The welfare stuff is odd because I think some of his interest in that is genuine, but he just isn’t acting like it matters to him (trying to make a deal, do serious proposals, and whatnot). Until I see real reason to think otherwise, I just assume he’s just got too much pressure from the conservative movement, which is still so antagonistic to welfare, for it to be anything but posturing from him. But like, I’d love to be proven wrong, his GOP colleague introduced a big new child poverty bill, let’s see the support, or a genuine alternative.

This also sparked a discussion about whether Donald Trump was “upper class”, with one person arguing in support that he owns gold toilets, and someone else responding that gold toilets are the least classy thing imaginable. Good summation of the difference between economic vs. cultural models of class!


Also about the Republicans post, David English asks:

Are you going to do a similar post for the Democrats? Would be cool to read them side-by-side.

I have less good advice for the Democrats because they seem less confused. I am against wokeness on moral/epistemic grounds, but it does seem to be a winning strategy (I think 25% less wokeness would be an even more winning strategy, but I think the general direction is working).

I’m not a political scientist and this may all be garbage. But the conflict theory perspective on this - which has a lot to recommend it - goes something like: if you’re forming a winning coalition, you want to grab the powerful people (because then you have power) and the powerless people (because they’re more numerous, and also you can claim to be fighting for the powerless). But the powerless people are going to want things from the powerful people, the powerful people aren’t going want to give those things up, and then your coalition frays and breaks. The history of successful coalition-building has been wooing the powerful people by letting them keep their power, and placating the powerless people by giving them culture war concessions - which they obsess over, and which the powerful people don’t mind at all.

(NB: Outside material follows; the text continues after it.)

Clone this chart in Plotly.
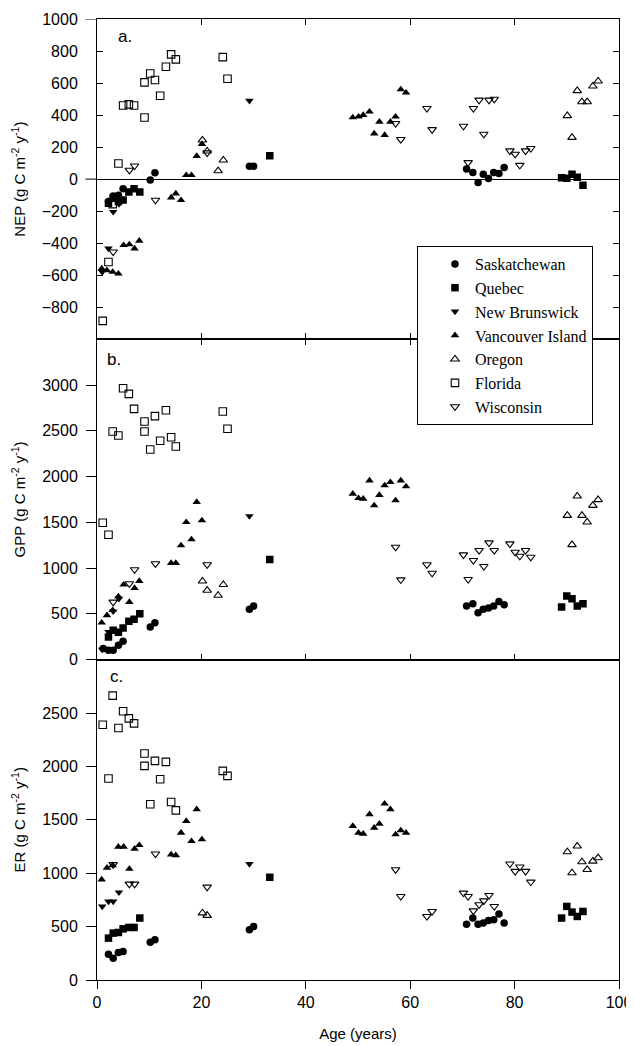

The most famous example of doing this well was the Reagan coalition, where powerful business interests got to stay rich and powerful, and Moral Majority Christians got to have prayer in school or whatever. But the modern Democratic coalition works too - powerful class interests get to stay rich and powerful, and poor minorities get to have anti-racist math in school or whatever. This honestly seems like a pretty good deal for the Democrats, coalition-building-wise, and I’m not sure they can do better.

One nicely symmetrical option would be for the Republicans to run on being the party defending the cultural lower class (secretly captured by an economic upper class of Koch-style billionaires), and the Democrats to run on being the party defending the economic lower class (secretly captured by a cultural upper class of influencers and thought leaders). But right now the Democrats don’t need to do that: they have the poor people, they have the influencers and thought leaders, but they also have lots of billionaires! From a purely pragmatic/strategic point of view I’m not sure how they do better. Maybe if billionaires aren’t actually useful then it’s worth their while to pivot, but that’s going to be hard to argue to the DNC.


Given the ways class is inherited, I was interested to hear some commenters mention Paul Fussell’s son is also famous. Psmith:

Paul’s son Sam Fussell wrote the criminally underappreciated Muscle: Confessions of an Unlikely Bodybuilder , which I suspect at least a few regular AST readers will enjoy.

And Steven Hales (slightly chopped up for better effect):

Sam Fussell’s book Muscle is really good and worth checking out. After graduating from Oxford, and starting bodybuilding because he was intimidated by city life, Sam started cosplaying the working class […] He would tell bodybuilding friends that his father had worked in a nail factory and was dead instead of admitting he was a Princeton professor.

Class is really weird. Somebody should write a book about it.